Dans toute négociation, a-t-elle expliqué, "il y a toujours des demandes qui ne sont pas complètement réalisées". La secrétaire d’Etat avait rencontré Mahmoud Abbas samedi, à Abu Dhabi et cet entretien s’est mal déroulé. "Le président Abbas a informé Mme Clinton de son refus absolu d’une reprise des négociations avec Israël" sans un gel préalable de la colonisation, a indiqué le principal négociateur palestinien, Saëb Erakat.
Alors que M. Nétanyahou a affirmé que l’Autorité palestinienne utilisait la question de la colonisation comme "prétexte" pour ne pas reprendre les négociations, le porte-parole de M. Abbas, Nabil Abou Roudeina, a estimé que les négociations "sont paralysées", ajoutant : "Le résultat de l’intransigeance israélienne et du rétropédalage de l’Amérique est qu’il n’y a pas d’espoir de reprise à l’horizon."

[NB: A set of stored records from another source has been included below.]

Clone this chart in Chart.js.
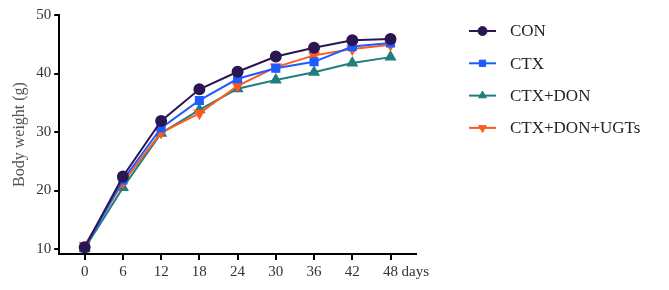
<!DOCTYPE html>
<html>
<head>
<meta charset="utf-8">
<script src="https://cdn.jsdelivr.net/npm/chart.js@4/dist/chart.umd.min.js"></script>
<style>
  html, body { margin: 0; padding: 0; background: #fff; }
  #wrap { width: 669px; height: 290px; }
</style>
</head>
<body>
<div id="wrap"><canvas id="myChart" width="669" height="290"></canvas></div>
<script>
// days of measurement
const days = [0, 6, 12, 18, 24, 30, 36, 42, 48];
const yTicks = [10, 20, 30, 40, 50];

// body weight (g) per group
const conWeight = [10.3, 22.4, 31.9, 37.3, 40.3, 42.9, 44.4, 45.7, 45.9];
const ctxWeight = [10.2, 21.8, 30.7, 35.4, 39.1, 40.9, 42.0, 44.6, 45.2];
const donWeight = [10.1, 20.5, 29.8, 33.8, 37.4, 38.9, 40.2, 41.8, 42.8];
const ugtWeight = [10.6, 21.4, 29.9, 33.2, 37.9, 41.1, 43.1, 44.2, 44.9];

const seriesNames = ['CON', 'CTX', 'CTX+DON', 'CTX+DON+UGTs'];

function toPoints(vals) {
  return days.map((d, i) => ({ x: d, y: vals[i] }));
}

const serif = '"Liberation Serif", "DejaVu Serif", serif';

const colours = ['#2b1654', '#1f5cff', '#1f7f7f', '#ff5a1e'];
const styles = ['circle', 'rect', 'triangle', 'triangle'];
const rotations = [0, 0, 0, 180];
const lists = [conWeight, ctxWeight, donWeight, ugtWeight];
const drawOrder = [0, 1, 3, 2];

const datasets = lists.map((vals, i) => ({
  label: seriesNames[i],
  data: toPoints(vals),
  borderColor: colours[i],
  backgroundColor: colours[i],
  pointBackgroundColor: colours[i],
  pointBorderColor: colours[i],
  pointStyle: styles[i],
  pointRotation: rotations[i],
  pointRadius: 5,
  borderWidth: 2,
  tension: 0,
  order: drawOrder[i]
}));

// legend at the right, line through marker, plus the "days" unit
const sideLegend = {
  id: 'sideLegend',
  afterDraw(chart) {
    const ctx = chart.ctx;
    ctx.save();
    chart.data.datasets.forEach((ds, i) => {
      const y = 31 + i * 32.3;
      ctx.strokeStyle = ds.borderColor;
      ctx.fillStyle = ds.backgroundColor;
      ctx.lineWidth = 2;
      ctx.beginPath();
      ctx.moveTo(469, y);
      ctx.lineTo(496, y);
      ctx.stroke();
      ctx.lineWidth = 1;
      Chart.helpers.drawPoint(ctx, { pointStyle: ds.pointStyle, radius: 4.5, rotation: ds.pointRotation, borderWidth: 1 }, 482.5, y);
      ctx.fillStyle = '#222';
      ctx.font = '17px ' + serif;
      ctx.textBaseline = 'middle';
      ctx.textAlign = 'left';
      ctx.fillText(ds.label, 510, y + 1);
    });
    const xs = chart.scales.x;
    ctx.fillStyle = '#333';
    ctx.font = '15px ' + serif;
    ctx.textBaseline = 'middle';
    ctx.textAlign = 'left';
    ctx.fillText('days', xs.getPixelForValue(48) + 11, 272);
    ctx.restore();
  }
};

new Chart(document.getElementById('myChart'), {
  type: 'line',
  data: { datasets },
  options: {
    responsive: false,
    animation: false,
    layout: { padding: { top: 15, right: 253, left: 10, bottom: 6 } },
    plugins: { legend: { display: false }, tooltip: { enabled: false } },
    scales: {
      x: {
        type: 'linear',
        min: -4,
        max: 52,
        afterBuildTicks: (s) => { s.ticks = days.map(v => ({ value: v })); },
        grid: { display: true, drawOnChartArea: false, drawTicks: true, tickLength: 6, color: '#000', lineWidth: 2 },
        border: { display: true, color: '#000', width: 2 },
        ticks: { color: '#333', font: { family: serif, size: 15 }, padding: 3, maxRotation: 0 }
      },
      y: {
        min: 9.15,
        max: 50,
        afterBuildTicks: (s) => { s.ticks = yTicks.map(v => ({ value: v })); },
        grid: { display: true, drawOnChartArea: false, drawTicks: true, tickLength: 5, color: '#000', lineWidth: 2 },
        border: { display: true, color: '#000', width: 2 },
        ticks: { color: '#333', font: { family: serif, size: 15 }, padding: 3 },
        title: { display: true, text: 'Body weight (g)', color: '#555', font: { family: serif, size: 16 }, padding: { top: 0, bottom: 4 } }
      }
    }
  },
  plugins: [sideLegend]
});
</script>
</body>
</html>
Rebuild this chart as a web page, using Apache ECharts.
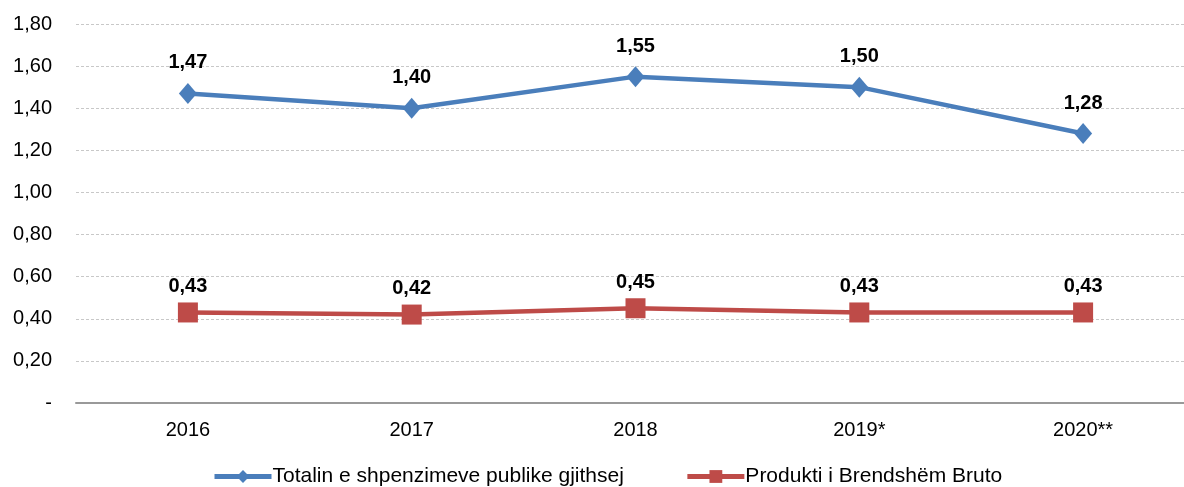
<!DOCTYPE html>
<html>
<head>
<meta charset="utf-8">
<script src="https://cdn.jsdelivr.net/npm/echarts@6/dist/echarts.min.js"></script>
<style>
  html, body { margin: 0; padding: 0; background: #fff; }
  #chart { width: 1184px; height: 487px; }
</style>
</head>
<body>
<div id="chart"></div>
<script>
const years = ["2016", "2017", "2018", "2019*", "2020**"];
const totalShare = [1.47, 1.40, 1.55, 1.50, 1.28];
const gdpShare = [0.43, 0.42, 0.45, 0.43, 0.43];
const seriesNames = ["Totalin e shpenzimeve publike gjithsej", "Produkti i Brendshëm Bruto"];

const fmt = v => v.toFixed(2).replace(".", ",");
const font = "Liberation Sans, Arial, sans-serif";

const dataLabel = (dist) => ({
  show: true,
  position: "top",
  distance: dist,
  fontSize: 20,
  fontWeight: "bold",
  color: "#000",
  fontFamily: font,
  formatter: p => fmt(p.value)
});

const chart = echarts.init(document.getElementById("chart"));
chart.setOption({
  animation: false,
  textStyle: { fontFamily: font },
  grid: { left: 76, width: 1119, top: 24, bottom: 84, outerBoundsMode: "none" },
  legend: {
    top: 461,
    left: 207,
    itemGap: 61,
    itemWidth: 57,
    itemHeight: 16,
    textStyle: { fontSize: 21, color: "#000", fontFamily: font, padding: [0, 0, 0, -4] },
    lineStyle: { width: 5 },
    data: seriesNames
  },
  xAxis: {
    type: "category",
    data: years,
    axisTick: { show: false },
    axisLine: { lineStyle: { color: "#999", width: 2 } },
    axisLabel: { color: "#000", fontSize: 20, margin: 17 }
  },
  yAxis: {
    type: "value",
    min: 0,
    max: 1.8,
    interval: 0.2,
    axisLine: { show: false },
    axisTick: { show: false },
    axisLabel: {
      color: "#000",
      fontSize: 20,
      margin: 24,
      formatter: v => (v === 0 ? "-" : fmt(v))
    },
    splitLine: { lineStyle: { color: "#c8c8c8", type: [3, 2] } }
  },
  series: [
    {
      name: seriesNames[0],
      type: "line",
      data: totalShare,
      symbol: "diamond",
      symbolSize: [18, 21],
      color: "#4a7ebb",
      lineStyle: { width: 4.5, color: "#4a7ebb" },
      itemStyle: { color: "#4a7ebb" },
      label: dataLabel(10)
    },
    {
      name: seriesNames[1],
      type: "line",
      data: gdpShare,
      symbol: "rect",
      symbolSize: 20,
      color: "#be4b48",
      lineStyle: { width: 4.5, color: "#be4b48" },
      itemStyle: { color: "#be4b48" },
      label: dataLabel(6)
    }
  ]
});
</script>
</body>
</html>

"Faire pression sur les Palestiniens pour qu’ils fassent davantage de concessions, afin d’accommoder l’intransigeance d’Israël n’est pas la réponse", a ajouté M. Erakat. La position adoptée par Mme Clinton illustre d’une certaine façon le pragmatisme diplomatique américain : ayant fait le constat que l’exigence d’un gel de la colonisation menait à une impasse, l’administration Obama appelle désormais à une reprise sans conditions des négociations.
Ce virage devrait avoir pour effet de conforter la détermination de M. Nétanyahou à ne pas accepter un compromis, ainsi que l’encourage le puissant lobby des colons. Il place M. Abbas dans une situation difficile, en l’incitant à l’intransigeance : très critiqué dans son camp en raison des concessions qu’il avait acceptées pour conserver le soutien des Etats-Unis, le président de l’Autorité palestinienne ne peut plus se permettre d’apparaître en position de faiblesse.
La division entre le Fatah, qui contrôle l’Autorité palestinienne, et le Hamas est désormais critique, et les récents affrontements qui se sont déroulés à Jérusalem à l’appel de mouvements radicaux, musulmans et juifs, nourrissent un sentiment d’inquiétude, tant du côté palestinien qu’israélien.